Item #65111 PROMISSORY NOTE, IN MANUSCRIPT, FROM WM. H. WATTS TO AUGUSTUS STORRS, PORT CABALLO [TEXAS], APRIL 22nd, 1842. Republic of Texas.

PROMISSORY NOTE, IN MANUSCRIPT, FROM WM. H. WATTS TO AUGUSTUS STORRS, PORT CABALLO [TEXAS], APRIL 22nd, 1842.

Single sheet, 5 x 8 in., signed by Watts. Docketed on verso, "W.H. Watts to A. Storrs, Note, $51.00, Int. $14.26." Some shallow chipping along bottom edge, not affecting text. The note, in full: "For value received one day after date I promise to pay to Augustus Storrs or his order fifty one dollars par money. Port Caballo April 22nd 1842." Item #65111

Augustus Storrs (1791-1850) was born in New Hampshire, and graduated from Dartmouth College in 1812. After teaching for a couple of years he moved to Missouri, but by 1823 he had joined a caravan headed for Santa Fe. His insights as a trader on the Santa Fe Trail proved invaluable to Thomas Hart Benton as he explored Missouri's options for trade with Mexico, and the protection of both traders and settlers in the area. Storrs was appointed consul at Santa Fe in 1825, and became a Mexican citizen.
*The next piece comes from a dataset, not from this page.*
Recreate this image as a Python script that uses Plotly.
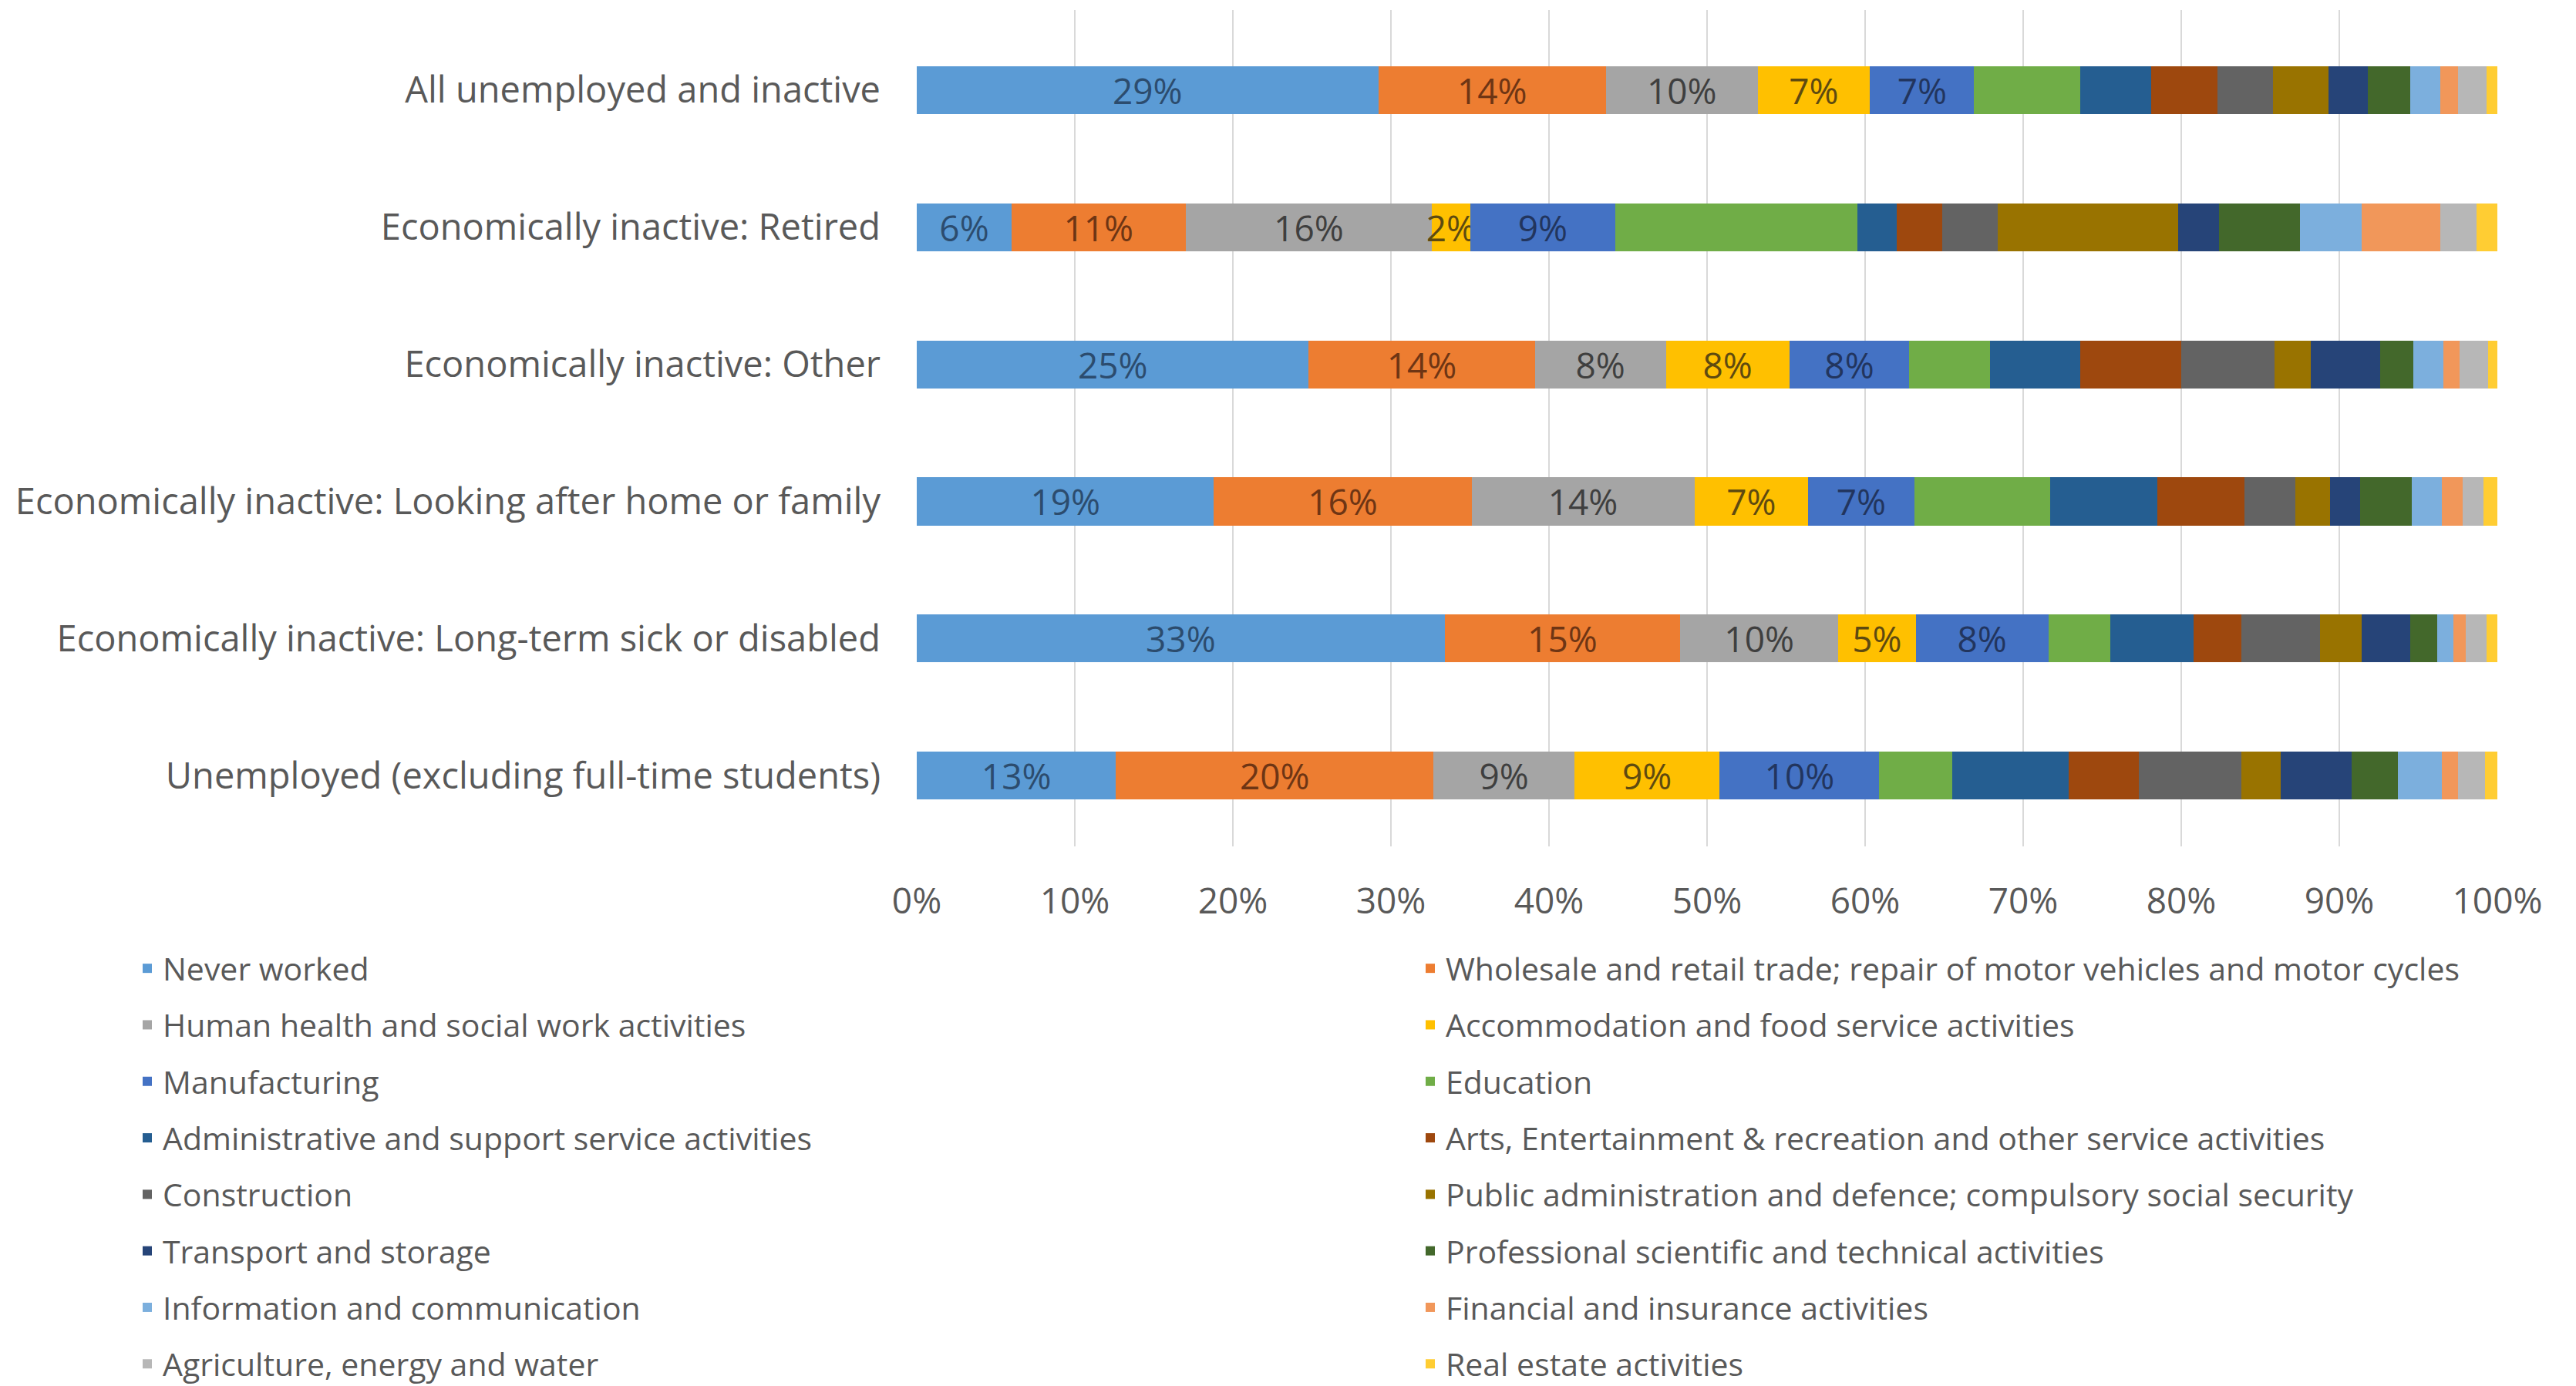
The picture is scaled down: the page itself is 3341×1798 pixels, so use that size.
import plotly.graph_objects as go

# Categories, listed bottom to top as they sit on the y axis
categories = [
    "Unemployed (excluding full-time students)",
    "Economically inactive: Long-term sick or disabled",
    "Economically inactive: Looking after home or family",
    "Economically inactive: Other",
    "Economically inactive: Retired",
    "All unemployed and inactive",
]

# Industry of last job (share of each group, %), same order as categories
never_worked = [12.6, 33.4, 18.8, 24.8, 6.0, 29.2]
wholesale = [20.1, 14.9, 16.3, 14.3, 11.0, 14.4]
health = [8.9, 10.0, 14.1, 8.3, 15.6, 9.6]
accommodation = [9.2, 4.9, 7.2, 7.8, 2.4, 7.1]
manufacturing = [10.1, 8.4, 6.7, 7.6, 9.2, 6.6]
education = [4.6, 3.9, 8.6, 5.1, 15.3, 6.7]
admin = [7.4, 5.3, 6.8, 5.7, 2.5, 4.5]
arts = [4.4, 3.0, 5.5, 6.4, 2.9, 4.2]
construction = [6.5, 5.0, 3.2, 5.9, 3.5, 3.5]
public_admin = [2.5, 2.6, 2.2, 2.3, 11.4, 3.5]
transport = [4.5, 3.1, 1.9, 4.4, 2.6, 2.5]
professional = [2.9, 1.7, 3.3, 2.1, 5.1, 2.7]
information = [2.8, 1.0, 1.9, 1.9, 3.9, 1.9]
financial = [1.0, 0.8, 1.3, 1.0, 5.0, 1.1]
agriculture = [1.7, 1.3, 1.3, 1.8, 2.3, 1.8]
real_estate = [0.8, 0.7, 0.9, 0.6, 1.3, 0.7]

x_ticks = [0, 10, 20, 30, 40, 50, 60, 70, 80, 90, 100]

series = [
    ("Never worked", never_worked, "#5B9BD5", "#2C4C6E", True),
    ("Wholesale and retail trade; repair of motor vehicles and motor cycles", wholesale, "#ED7D31", "#6E3514", True),
    ("Human health and social work activities", health, "#A5A5A5", "#3F3F3F", True),
    ("Accommodation and food service activities", accommodation, "#FFC000", "#5E4A10", True),
    ("Manufacturing", manufacturing, "#4472C4", "#22355E", True),
    ("Education", education, "#70AD47", None, False),
    ("Administrative and support service activities", admin, "#255E91", None, False),
    ("Arts, Entertainment & recreation and other service activities", arts, "#9E480E", None, False),
    ("Construction", construction, "#636363", None, False),
    ("Public administration and defence; compulsory social security", public_admin, "#997300", None, False),
    ("Transport and storage", transport, "#264478", None, False),
    ("Professional scientific and technical activities", professional, "#43682B", None, False),
    ("Information and communication", information, "#7CAFDD", None, False),
    ("Financial and insurance activities", financial, "#F1975A", None, False),
    ("Agriculture, energy and water", agriculture, "#B7B7B7", None, False),
    ("Real estate activities", real_estate, "#FFCD33", None, False),
]

FONT = "Open Sans"
fig = go.Figure()
for i, (name, vals, color, label_color, labelled) in enumerate(series):
    kw = {}
    if labelled:
        kw = dict(
            texttemplate="%{x:.0f}%",
            textposition="inside",
            insidetextanchor="middle",
            textangle=0,
            constraintext="none",
            insidetextfont=dict(family=FONT, size=46, color=label_color),
        )
    fig.add_trace(go.Bar(
        name=name,
        y=categories,
        x=vals,
        orientation="h",
        marker=dict(color=color, line=dict(width=0)),
        legend="legend" if i % 2 == 0 else "legend2",
        legendgroup=name,
        hoverinfo="skip",
        **kw,
    ))

legend_common = dict(
    orientation="v",
    xref="container", yref="container",
    yanchor="top", xanchor="left",
    y=1 - 1223 / 1798,
    font=dict(family=FONT, size=41, color="#595959"),
    tracegroupgap=17,
    bgcolor="rgba(0,0,0,0)",
    itemclick=False,
)

fig.update_layout(
    width=3341, height=1798,
    barmode="stack",
    bargap=0.65,
    paper_bgcolor="white",
    plot_bgcolor="white",
    margin=dict(l=1189, r=102, t=13, b=700, pad=0, autoexpand=False),
    font=dict(family=FONT, color="#595959"),
    showlegend=True,
    legend=dict(x=171 / 3341, **legend_common),
    legend2=dict(x=1835 / 3341, **legend_common),
    xaxis=dict(
        range=[0, 100],
        tickvals=x_ticks,
        ticktext=[f"{t}%" for t in x_ticks],
        tickangle=0,
        showgrid=True,
        gridcolor="#D9D9D9",
        gridwidth=2,
        zeroline=False,
        showline=False,
        ticks="",
        tickfont=dict(family=FONT, size=46, color="#595959"),
        ticklabelstandoff=40,
        automargin=False,
        fixedrange=True,
    ),
    yaxis=dict(
        type="category",
        categoryorder="array",
        categoryarray=categories,
        range=[-0.517, 5.585],
        showgrid=False,
        zeroline=False,
        showline=False,
        ticks="",
        tickfont=dict(family=FONT, size=47, color="#595959"),
        ticklabelstandoff=46,
        automargin=False,
        fixedrange=True,
    ),
    hovermode=False,
)

fig.write_html("out.html", config={"displayModeBar": False, "staticPlot": True})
In 1839, he moved to Texas and had a store at Linnville, near Matagorda Bay until the town was destroyed by Comanche in 1840. Major Hugh O. Watts and his brother William H. Watts had a warehouse in Linnville, and H.O. Watts, also the collector of customs, died in the raid. Storrs later removed to his estate at Carlos Rancho in Refugio County where he died in 1850. [see his brief biography in the Handbook of Texas (Austin: 1986), Vol. 2, p. 676; for the destruction of Linnville, see Walter Prescott Webb's "The Texas Rangers: A Century of Frontier Defense," (Univ. of Texas Pr.: 1965, pp. 58-9)]. Port Caballo, on the tip of Matagorda Peninsula, was the location of the Customs House by 1844 as the area attempted to establish a viable commercial seaport to service the towns of Matagorda Bay.